Earth's radiation belts are “donut-shaped” regions surrounding the Earth between ~2 – 10 Earth radii that contain energetic charged particles trapped by the Earth’s magnetic field. The flux of the trapped electron population can vary by several orders of magnitude during geomagnetically active periods that can pose serious threats to spacecraft orbiting in this region of space. As our modern society is becoming increasingly reliant on space-based technology, understanding the physical processes that control the dynamics of this region of space is therefore of paramount importance to the entire space science community so that we can mitigate space weather hazards and provide better protection to the satellites.

A useful approach to studying the radiation belt electron flux variability is to examine their pitch angle distribution. Pitch angle, in simple words, describes the orientation of the electrons in the background geomagnetic field, and different processes can alter their orientation producing different pitch angle distributions. In the radiation belts, there are primarily three types of pitch angle distributions, namely, pancake, butterfly, and flat top. These are named after the shapes of the distribution in plots of flux against pitch angle. The processes impacting these pitch angle distributions can be of both external origin, such as the Sun-Earth interaction, or internal origin, such as wave-particle interactions. Studying the evolution of pitch angle distribution provides useful information about these underlying physical processes, and hence, several past studies have rigorously used this approach to study the radiation belts. 

In this project, our main aim was to examine the impact of the external driver, i.e., Sun-Earth interaction on the radiation belt electron pitch angle distribution. For this, we calculated a pitch angle anisotropy index using a very simplified approach, where we defined the anisotropy index as the ratio of electron fluxes in directions perpendicular to parallel to the background magnetic field. We used electron flux data from the Relativistic Electron-Proton Telescope (REPT) instrument onboard the Van Allen Probe-B spacecraft during the period 2013 – 2018 and performed all the calculations for the 1.8 MeV electron energy channel in the outer radiation belt (L ≥ 3, where L is the measure of distance from Earth's core in units of Earth radii). We procured solar wind parameters (solar wind velocity, dynamic pressure, and the z-component of interplanetary magnetic field which is particularly important in the Sun-Earth interaction) and geomagnetic indices (SYM-H and AL) from the OMNI database during the same period. We merged both datasets and tried to find any existing correlation between the calculated radiation belt electron pitch angle anisotropy index and the solar wind parameters. The main findings from this project can be summarized as follows:

1. Pancake distributions are mostly observed on the dayside between 6 – 18 MLT and L ≥ 5.
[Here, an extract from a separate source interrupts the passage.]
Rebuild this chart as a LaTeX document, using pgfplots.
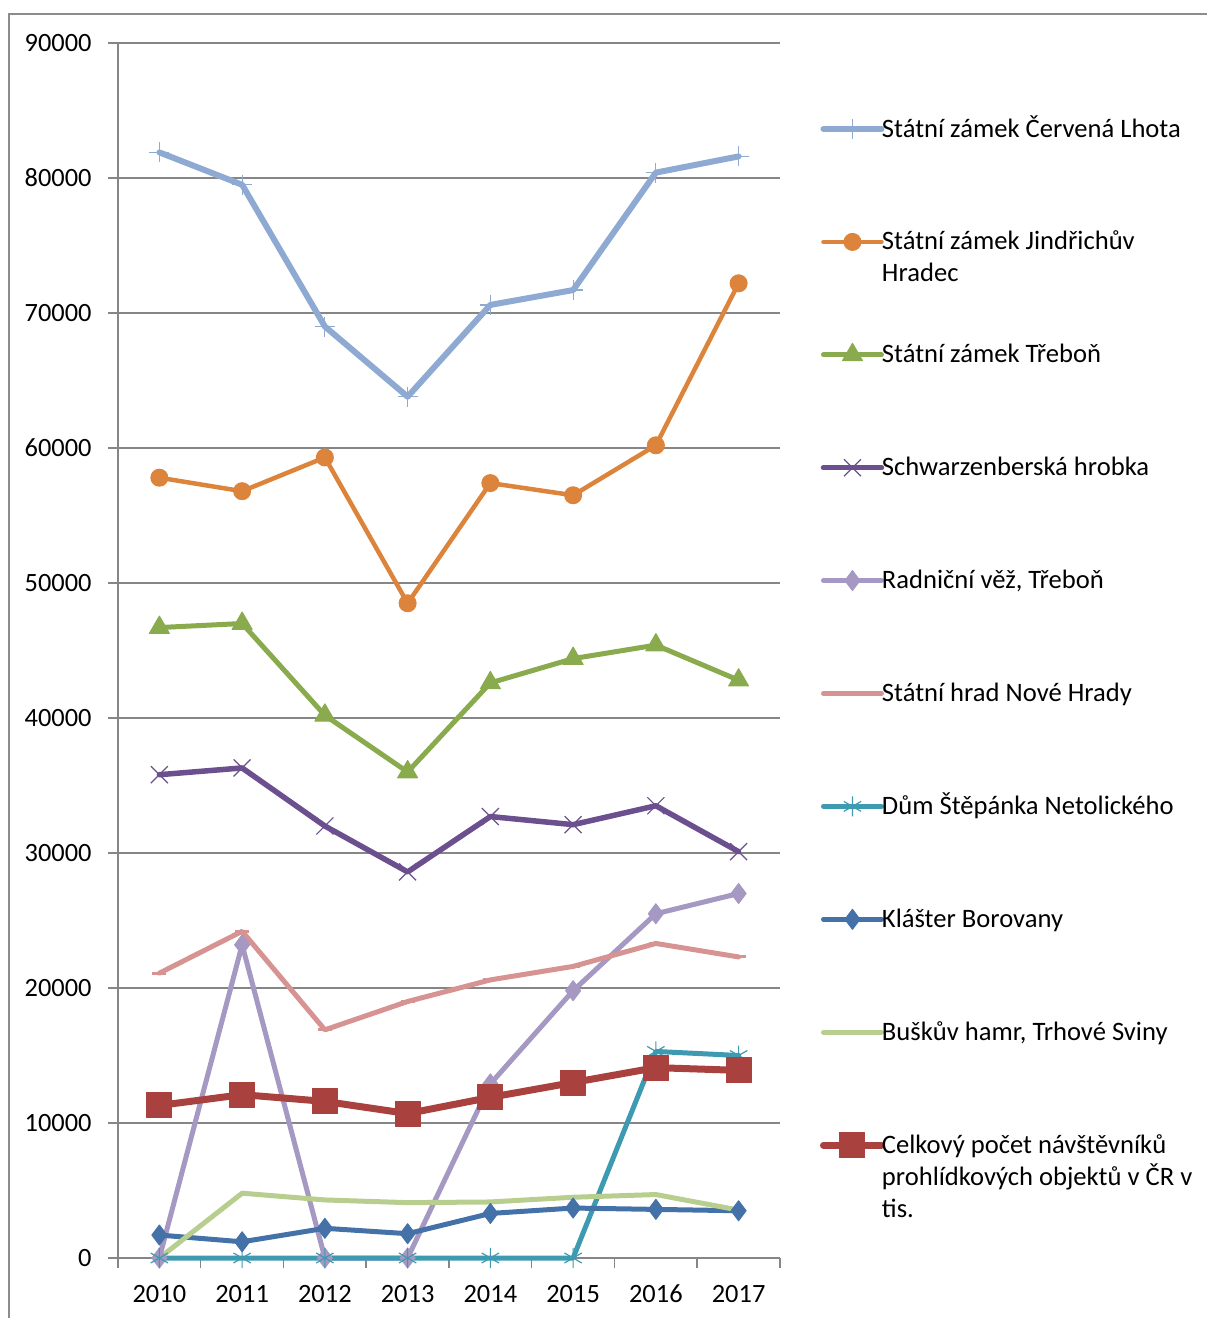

2. Butterfly distributions are mostly observed on the nightside between 19 – 5 MLT and L ≥ 6.

3. Flattop distributions are mostly observed around dawn (6 MLT) and dusk (18 MLT) outside L = 4.

4. Pancake distributions exhibit a strong correlation with the different solar wind parameters, the best correlation being with solar wind dynamic pressure and SYM-H (Figure 1).

5. Butterfly distributions exhibit a strong correlation with solar wind dynamic pressure (Figure 2).

The results suggest that even using a very simplified approach, all three primary pitch angle distributions in the outer radiation belt could be resolved. Their spatial distribution also agrees well with previous studies, further validating the methodology used in the project. The results further suggest that the sudden magnetospheric compression following shock impact is a significant factor in driving the anisotropy of the radiation belt electrons.